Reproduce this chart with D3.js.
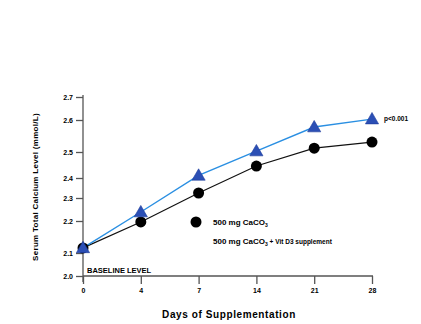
<!DOCTYPE html>
<html>
<head>
<meta charset="utf-8">
<script src="https://cdn.jsdelivr.net/npm/d3@7"></script>
<style>
  body { margin: 0; background: #fff; }
  svg { display: block; font-family: "Liberation Sans", Arial, sans-serif; font-weight: bold; }
</style>
</head>
<body>
<svg id="chart" width="421" height="324"></svg>
<script>
// days of supplementation (drawn as evenly spaced categories)
const days = ['0', '4', '7', '14', '21', '28'];
// serum calcium, both groups
const calciumOnly = [2.116, 2.197, 2.325, 2.446, 2.512, 2.531];
const calciumVitD = [2.116, 2.239, 2.41, 2.503, 2.578, 2.604];
// y tick labels as printed (spacing on the original axis is uneven)
const yTicks = [2.7, 2.6, 2.5, 2.4, 2.3, 2.2, 2.1, 2.0];

const svg = d3.select('#chart');

const x = d3.scalePoint()
  .domain(days)
  .range([83, 372]);

// piecewise linear scale so the ticks land where the original put them
const y = d3.scaleLinear()
  .domain(yTicks)
  .range([97, 120, 152, 178, 198, 221, 253, 276]);

const axisColor = '#555';

// x axis
const gx = svg.append('g')
  .attr('transform', 'translate(0,276)')
  .call(d3.axisBottom(x).tickSize(8).tickPadding(4));
gx.selectAll('text').attr('font-size', 7).attr('font-weight', 'bold').attr('fill', '#000');

// y axis
const gy = svg.append('g')
  .attr('transform', 'translate(83,0)')
  .call(d3.axisLeft(y).tickValues(yTicks).tickFormat(d3.format('.1f')).tickSize(7).tickPadding(3));
gy.selectAll('text').attr('font-size', 7).attr('font-weight', 'bold').attr('fill', '#000');

[gx, gy].forEach(g => {
  g.select('.domain').attr('stroke', axisColor).attr('stroke-width', 1.3);
  g.selectAll('.tick line').attr('stroke', axisColor).attr('stroke-width', 1.3);
});
// y axis runs a little below the x axis
gy.select('.domain').attr('d', 'M0,95V282');
gx.select('.domain').attr('d', 'M83,0H373');

// axis titles
svg.append('text')
  .attr('x', 229)
  .attr('y', 318)
  .attr('text-anchor', 'middle')
  .attr('font-size', 10)
  .attr('letter-spacing', 0.6)
  .text('Days of Supplementation');

svg.append('text')
  .attr('transform', 'translate(38,187) rotate(-90)')
  .attr('text-anchor', 'middle')
  .attr('font-size', 8)
  .attr('letter-spacing', 0.3)
  .text('Serum Total Calcium Level (mmol/L)');

// lines
const line = d3.line()
  .x((d, i) => x(days[i]))
  .y(d => y(d));

svg.append('path')
  .datum(calciumOnly)
  .attr('fill', 'none')
  .attr('stroke', '#111')
  .attr('stroke-width', 1.2)
  .attr('d', line);

svg.append('path')
  .datum(calciumVitD)
  .attr('fill', 'none')
  .attr('stroke', '#2a8fe2')
  .attr('stroke-width', 1.4)
  .attr('d', line);

// markers
svg.append('g').selectAll('circle')
  .data(calciumOnly)
  .join('circle')
  .attr('cx', (d, i) => x(days[i]))
  .attr('cy', d => y(d))
  .attr('r', 5.5)
  .attr('fill', '#000');

const tri = d3.symbol().type(d3.symbolTriangle).size(75);
svg.append('g').selectAll('path')
  .data(calciumVitD)
  .join('path')
  .attr('transform', (d, i) => 'translate(' + x(days[i]) + ',' + (y(d) + 1) + ')')
  .attr('d', tri)
  .attr('fill', '#2b4fb5')
  .attr('stroke', '#1c3a9a')
  .attr('stroke-width', 0.6);

// annotations
svg.append('text')
  .attr('x', 87)
  .attr('y', 273)
  .attr('font-size', 7.5)
  .text('BASELINE LEVEL');

svg.append('text')
  .attr('x', x(days[days.length - 1]) + 12)
  .attr('y', y(calciumVitD[calciumVitD.length - 1]) + 2)
  .attr('font-size', 6.5)
  .text('p<0.001');

// legend
svg.append('circle')
  .attr('cx', 196)
  .attr('cy', 222)
  .attr('r', 5.5)
  .attr('fill', '#000');

const leg1 = svg.append('text')
  .attr('x', 213)
  .attr('y', 225)
  .attr('font-size', 8);
leg1.append('tspan').text('500 mg CaCO');
leg1.append('tspan').attr('font-size', 5).attr('dy', 2).text('3');

const leg2 = svg.append('text')
  .attr('x', 213)
  .attr('y', 244)
  .attr('font-size', 8);
leg2.append('tspan').text('500 mg CaCO');
leg2.append('tspan').attr('font-size', 5).attr('dy', 2).text('3');
leg2.append('tspan').attr('dy', -2).attr('font-size', 6.5).text('  + Vit D3 supplement');
</script>
</body>
</html>
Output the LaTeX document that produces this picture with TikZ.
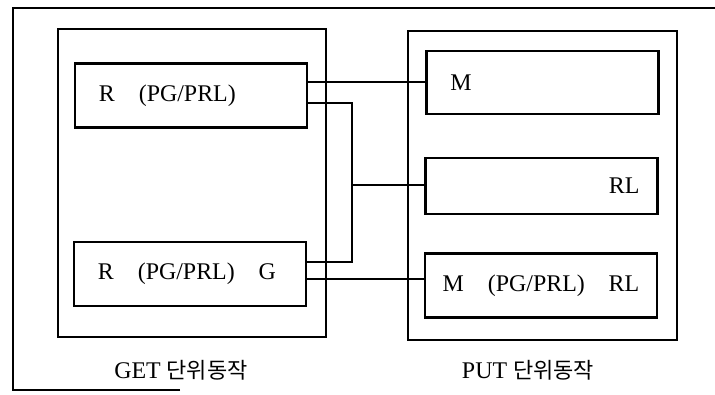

• [Problem to work on]: Omit the pictures. Output every record above word for word.

• [Task response]:
Reproduce this chart with D3.js.
<!DOCTYPE html>
<html>
<head>
<meta charset="utf-8">
<script src="https://cdn.jsdelivr.net/npm/d3@7"></script>
<style>
  body { margin: 0; background: #fff; }
  svg { display: block; font-family: "Liberation Sans", Arial, sans-serif; font-weight: bold; }
</style>
</head>
<body>
<svg id="chart" width="421" height="324"></svg>
<script>
// days of supplementation (drawn as evenly spaced categories)
const days = ['0', '4', '7', '14', '21', '28'];
// serum calcium, both groups
const calciumOnly = [2.116, 2.197, 2.325, 2.446, 2.512, 2.531];
const calciumVitD = [2.116, 2.239, 2.41, 2.503, 2.578, 2.604];
// y tick labels as printed (spacing on the original axis is uneven)
const yTicks = [2.7, 2.6, 2.5, 2.4, 2.3, 2.2, 2.1, 2.0];

const svg = d3.select('#chart');

const x = d3.scalePoint()
  .domain(days)
  .range([83, 372]);

// piecewise linear scale so the ticks land where the original put them
const y = d3.scaleLinear()
  .domain(yTicks)
  .range([97, 120, 152, 178, 198, 221, 253, 276]);

const axisColor = '#555';

// x axis
const gx = svg.append('g')
  .attr('transform', 'translate(0,276)')
  .call(d3.axisBottom(x).tickSize(8).tickPadding(4));
gx.selectAll('text').attr('font-size', 7).attr('font-weight', 'bold').attr('fill', '#000');

// y axis
const gy = svg.append('g')
  .attr('transform', 'translate(83,0)')
  .call(d3.axisLeft(y).tickValues(yTicks).tickFormat(d3.format('.1f')).tickSize(7).tickPadding(3));
gy.selectAll('text').attr('font-size', 7).attr('font-weight', 'bold').attr('fill', '#000');

[gx, gy].forEach(g => {
  g.select('.domain').attr('stroke', axisColor).attr('stroke-width', 1.3);
  g.selectAll('.tick line').attr('stroke', axisColor).attr('stroke-width', 1.3);
});
// y axis runs a little below the x axis
gy.select('.domain').attr('d', 'M0,95V282');
gx.select('.domain').attr('d', 'M83,0H373');

// axis titles
svg.append('text')
  .attr('x', 229)
  .attr('y', 318)
  .attr('text-anchor', 'middle')
  .attr('font-size', 10)
  .attr('letter-spacing', 0.6)
  .text('Days of Supplementation');

svg.append('text')
  .attr('transform', 'translate(38,187) rotate(-90)')
  .attr('text-anchor', 'middle')
  .attr('font-size', 8)
  .attr('letter-spacing', 0.3)
  .text('Serum Total Calcium Level (mmol/L)');

// lines
const line = d3.line()
  .x((d, i) => x(days[i]))
  .y(d => y(d));

svg.append('path')
  .datum(calciumOnly)
  .attr('fill', 'none')
  .attr('stroke', '#111')
  .attr('stroke-width', 1.2)
  .attr('d', line);

svg.append('path')
  .datum(calciumVitD)
  .attr('fill', 'none')
  .attr('stroke', '#2a8fe2')
  .attr('stroke-width', 1.4)
  .attr('d', line);

// markers
svg.append('g').selectAll('circle')
  .data(calciumOnly)
  .join('circle')
  .attr('cx', (d, i) => x(days[i]))
  .attr('cy', d => y(d))
  .attr('r', 5.5)
  .attr('fill', '#000');

const tri = d3.symbol().type(d3.symbolTriangle).size(75);
svg.append('g').selectAll('path')
  .data(calciumVitD)
  .join('path')
  .attr('transform', (d, i) => 'translate(' + x(days[i]) + ',' + (y(d) + 1) + ')')
  .attr('d', tri)
  .attr('fill', '#2b4fb5')
  .attr('stroke', '#1c3a9a')
  .attr('stroke-width', 0.6);

// annotations
svg.append('text')
  .attr('x', 87)
  .attr('y', 273)
  .attr('font-size', 7.5)
  .text('BASELINE LEVEL');

svg.append('text')
  .attr('x', x(days[days.length - 1]) + 12)
  .attr('y', y(calciumVitD[calciumVitD.length - 1]) + 2)
  .attr('font-size', 6.5)
  .text('p<0.001');

// legend
svg.append('circle')
  .attr('cx', 196)
  .attr('cy', 222)
  .attr('r', 5.5)
  .attr('fill', '#000');

const leg1 = svg.append('text')
  .attr('x', 213)
  .attr('y', 225)
  .attr('font-size', 8);
leg1.append('tspan').text('500 mg CaCO');
leg1.append('tspan').attr('font-size', 5).attr('dy', 2).text('3');

const leg2 = svg.append('text')
  .attr('x', 213)
  .attr('y', 244)
  .attr('font-size', 8);
leg2.append('tspan').text('500 mg CaCO');
leg2.append('tspan').attr('font-size', 5).attr('dy', 2).text('3');
leg2.append('tspan').attr('dy', -2).attr('font-size', 6.5).text('  + Vit D3 supplement');
</script>
</body>
</html>
Output the LaTeX document that produces this picture with TikZ.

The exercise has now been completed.